While networking, retail and transportation stocks are also moving sharply lower, healthcare related stocks are continuing to defy the day's downward move. The Morgan Stanley Healthcare Payor Index is up by 3.3 percent, while the Morgan Stanley Healthcare Provider Index is showing a much more modest gain of 0.7 percent.
The gains comes after President Obama and other administration officials made comments over the weekend suggesting that they are stepping back from the insistence that a public insurance option needs to be part of health care reform.
In Focus: Economic & Corporate News
As mentioned above, the New York Fed said its general business conditions index rose to 12.1 in August from a negative 0.6 in July, with a positive reading indicating an expansion in the manufacturing sector. Economists had been expecting the index to increase more modestly to 3.0.
Commenting on the data, Peter Boockvar, equity strategist for Miller Tabak, said, Net-net, the data is evidence that manufacturing will help lead the way to positive GDP in Q3.
On the earnings front, Lowe's reported second quarter net earnings of $0.51 per share compared to $0.63 per share in the same period last year.
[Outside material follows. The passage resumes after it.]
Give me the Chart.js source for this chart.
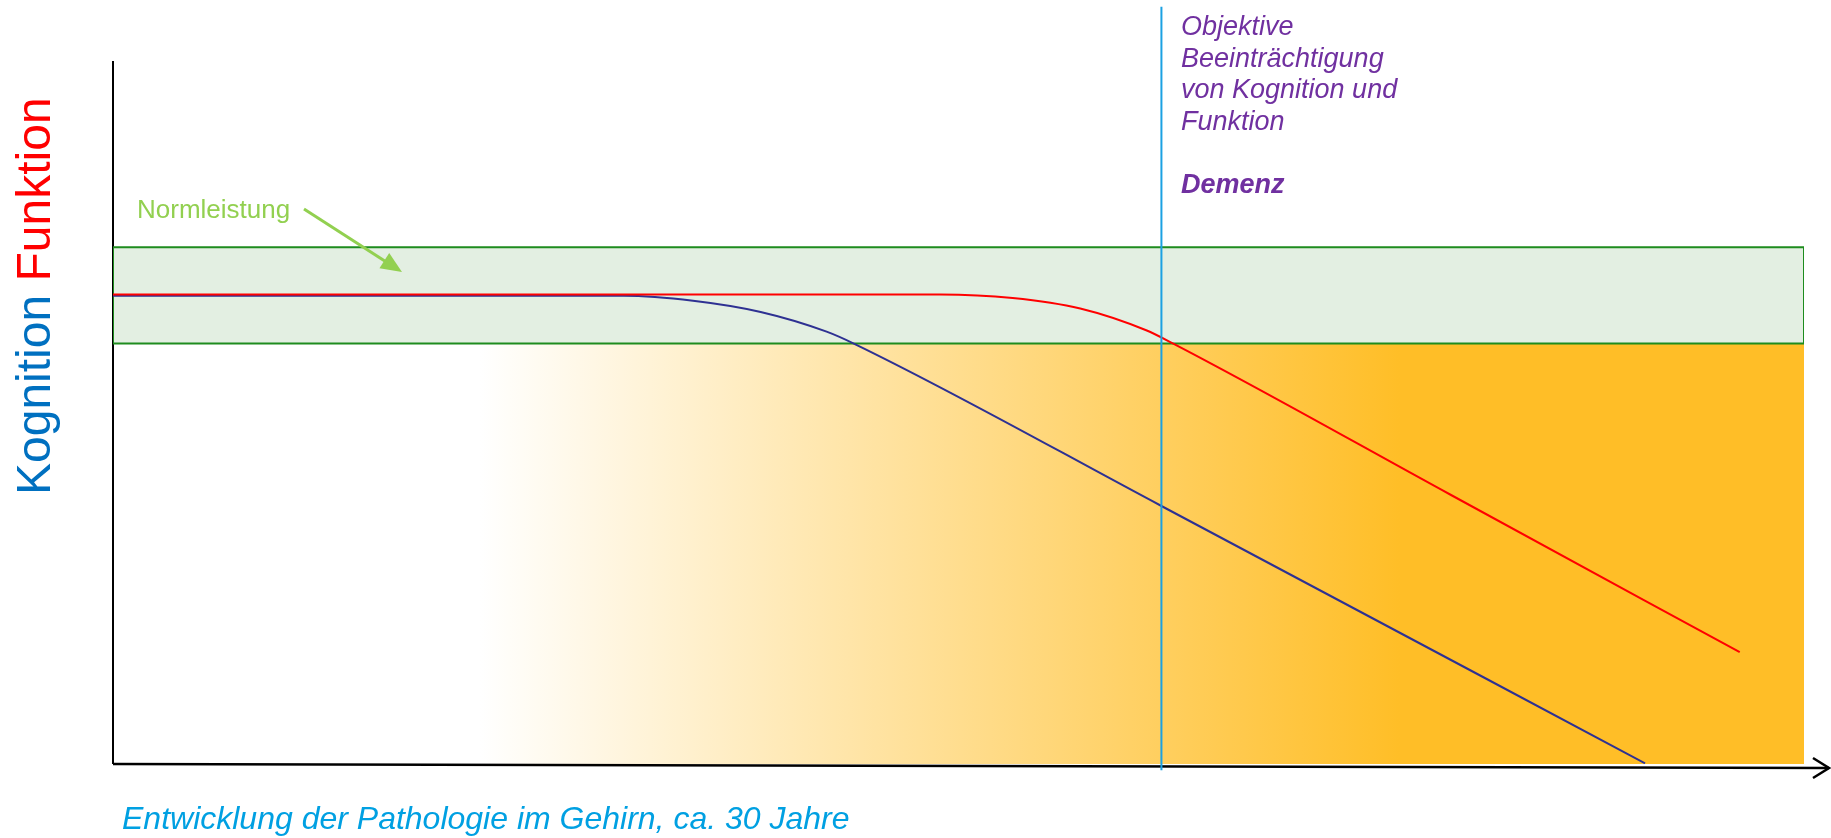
<!DOCTYPE html>
<html lang="de">
<head>
<meta charset="utf-8">
<title>Kognition und Funktion</title>
<script src="https://cdn.jsdelivr.net/npm/chart.js@4.4.1/dist/chart.umd.min.js"></script>
<style>
  html, body { margin: 0; padding: 0; background: #ffffff; }
  #wrap { width: 1831px; height: 838px; position: relative; }
  canvas { display: block; }
</style>
</head>
<body>
<div id="wrap"><canvas id="chart" width="1831" height="838"></canvas></div>
<script>
// Progress along the pathology axis (0 = start, 100 = end of the drawn range)
// and the level of cognition / function on the vertical axis (0..100).
const normBand = [59.8, 73.5];            // Normleistung: lower and upper bound

const funktionX = [0, 48.9, 53.2, 57.2, 61.1, 62.7, 79.1, 96.2];
const funktionY = [66.8, 66.8, 66.3, 64.8, 61.7, 59.8, 38.3, 15.9];

const kognitionX = [0, 30.2, 34.3, 38.3, 42.2, 43.9, 62.0, 90.6];
const kognitionY = [66.6, 66.6, 65.9, 64.3, 61.5, 59.7, 36.7, 0.1];

const demenzX = 62.0;                     // onset of dementia

const labels = {
  yKognition: 'Kognition ',
  yFunktion: 'Funktion',
  norm: 'Normleistung',
  demenzLines: ['Objektive', 'Beeinträchtigung', 'von Kognition und', 'Funktion'],
  demenz: 'Demenz',
  xTitle: 'Entwicklung der Pathologie im Gehirn, ca. 30 Jahre'
};

const FONT = '"Liberation Sans", Arial, Helvetica, sans-serif';

function toPoints(xs, ys) {
  return xs.map((x, i) => ({ x: x, y: ys[i] }));
}

// Horizontal white-to-amber gradient for the pathology area
function pathologyFill(context) {
  const chart = context.chart;
  const area = chart.chartArea;
  if (!area) return '#FFBE27';
  const xs = chart.scales.x;
  const g = chart.ctx.createLinearGradient(xs.getPixelForValue(21.7), 0, xs.getPixelForValue(76.1), 0);
  g.addColorStop(0, '#FFFFFF');
  g.addColorStop(1, '#FFBE27');
  return g;
}

// Axes with arrow, drawn right after the pathology area so the band sits on top
const axesPlugin = {
  id: 'axesPlugin',
  afterDatasetDraw(chart, args) {
    if (args.index !== 0) return;
    const ctx = chart.ctx;
    const a = chart.chartArea;
    ctx.save();
    ctx.strokeStyle = '#000000';
    ctx.lineWidth = 2;
    ctx.lineCap = 'butt';
    // y axis
    ctx.beginPath();
    ctx.moveTo(a.left, a.top);
    ctx.lineTo(a.left, a.bottom);
    ctx.stroke();
    // x axis
    ctx.lineWidth = 2.5;
    ctx.beginPath();
    ctx.moveTo(a.left, a.bottom);
    ctx.lineTo(1829, a.bottom + 4);
    ctx.stroke();
    // arrow head
    ctx.lineWidth = 2.5;
    ctx.lineJoin = 'miter';
    ctx.beginPath();
    ctx.moveTo(1813, a.bottom - 6);
    ctx.lineTo(1829, a.bottom + 4);
    ctx.lineTo(1813, a.bottom + 14);
    ctx.stroke();
    ctx.restore();
  }
};

// Texts around the plot
const textPlugin = {
  id: 'textPlugin',
  afterDraw(chart) {
    const ctx = chart.ctx;
    ctx.save();
    ctx.textBaseline = 'alphabetic';
    ctx.textAlign = 'left';

    // vertical axis title in two colours
    ctx.save();
    ctx.translate(50, 495);
    ctx.rotate(-Math.PI / 2);
    ctx.font = '48px ' + FONT;
    ctx.fillStyle = '#0070C0';
    ctx.fillText(labels.yKognition, 0, 0);
    const w = ctx.measureText(labels.yKognition).width;
    ctx.fillStyle = '#FF0000';
    ctx.fillText(labels.yFunktion, w, 0);
    ctx.restore();

    // Normleistung label with arrow into the band
    ctx.font = '26px ' + FONT;
    ctx.fillStyle = '#92D050';
    ctx.fillText(labels.norm, 137, 218);
    const x0 = 304, y0 = 209, x1 = 402, y1 = 272;
    const ang = Math.atan2(y1 - y0, x1 - x0);
    const head = 21, half = 9;
    ctx.strokeStyle = '#92D050';
    ctx.lineWidth = 3;
    ctx.beginPath();
    ctx.moveTo(x0, y0);
    ctx.lineTo(x1 - Math.cos(ang) * head * 0.8, y1 - Math.sin(ang) * head * 0.8);
    ctx.stroke();
    ctx.beginPath();
    ctx.moveTo(x1, y1);
    ctx.lineTo(x1 - Math.cos(ang) * head + Math.sin(ang) * half, y1 - Math.sin(ang) * head - Math.cos(ang) * half);
    ctx.lineTo(x1 - Math.cos(ang) * head - Math.sin(ang) * half, y1 - Math.sin(ang) * head + Math.cos(ang) * half);
    ctx.closePath();
    ctx.fill();

    // dementia annotation
    ctx.fillStyle = '#7030A0';
    ctx.font = 'italic 27px ' + FONT;
    const tx = 1181;
    labels.demenzLines.forEach((line, i) => {
      ctx.fillText(line, tx, 35 + i * 31.6);
    });
    ctx.font = 'italic bold 27px ' + FONT;
    ctx.fillText(labels.demenz, tx, 35 + 5 * 31.6);

    // horizontal axis title
    ctx.font = 'italic 32px ' + FONT;
    ctx.fillStyle = '#00A0E2';
    ctx.fillText(labels.xTitle, 122, 829);

    ctx.restore();
  }
};

const data = {
  datasets: [
    {
      // pathology area below the norm band
      label: 'Pathologie',
      data: [{ x: 0, y: normBand[0] }, { x: 100, y: normBand[0] }],
      borderWidth: 0,
      borderColor: 'rgba(0,0,0,0)',
      backgroundColor: pathologyFill,
      fill: 'start',
      pointRadius: 0,
      order: 5
    },
    {
      // Normleistung band
      label: labels.norm,
      data: [
        { x: 0, y: normBand[1] }, { x: 100, y: normBand[1] },
        { x: 100, y: normBand[0] }, { x: 0, y: normBand[0] },
        { x: 0, y: normBand[1] }
      ],
      borderColor: '#1E8C1E',
      borderWidth: 2,
      backgroundColor: '#E3EFE2',
      fill: 'shape',
      tension: 0,
      pointRadius: 0,
      borderJoinStyle: 'miter',
      order: 4
    },
    {
      label: 'Funktion',
      data: toPoints(funktionX, funktionY),
      borderColor: '#FF0000',
      borderWidth: 2,
      fill: false,
      cubicInterpolationMode: 'monotone',
      pointRadius: 0,
      order: 2
    },
    {
      label: 'Kognition',
      data: toPoints(kognitionX, kognitionY),
      borderColor: '#2E3192',
      borderWidth: 2,
      fill: false,
      cubicInterpolationMode: 'monotone',
      pointRadius: 0,
      order: 3
    },
    {
      label: 'Demenz',
      data: [{ x: demenzX, y: -0.9 }, { x: demenzX, y: 107.7 }],
      borderColor: '#1BA1E2',
      borderWidth: 2,
      fill: false,
      pointRadius: 0,
      clip: false,
      order: 1
    }
  ]
};

new Chart(document.getElementById('chart'), {
  type: 'line',
  data: data,
  options: {
    responsive: false,
    devicePixelRatio: 1,
    animation: false,
    layout: { padding: { left: 113, top: 61, right: 27, bottom: 74 } },
    scales: {
      x: { type: 'linear', min: 0, max: 100, display: false },
      y: { type: 'linear', min: 0, max: 100, display: false }
    },
    plugins: {
      legend: { display: false },
      tooltip: { enabled: false },
      title: { display: false }
    }
  },
  plugins: [axesPlugin, textPlugin]
});
</script>
</body>
</html>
Wall Street expected the company to earn $0.54 per share for the quarter. The home improvement retailer also provided disappointing guidance.
In other news, online broker Charles Schwab (SCHW) is in focus after the company revealed that it would vigorously defend itself in court against allegations by New York Attorney General Andrew Cuomo regarding the company's sale of Auction Rate Securities, or ARS, to retail clients.
In overseas trading, stock markets across the Asia-Pacific region finished considerably lower on Monday. Japan's benchmark Nikkei 225 Index slid by 3.1 percent, while Hong Kong's Hang Seng Index fell by 3.6 percent.
The major European markets also closed notably lower, with the French CAC 40 Index and the German DAX Index falling by 2 percent and 2.1 percent, respectively, while the U.K.'s FTSE 100 Index slipped by 1.5 percent.
In the bond markets, treasuries are holding onto strong gains amid the pullback on Wall Street. Subsequently the yield on the benchmark ten-year note is trading at 3.494 percent, posting a loss of 6.4 basis points on the day.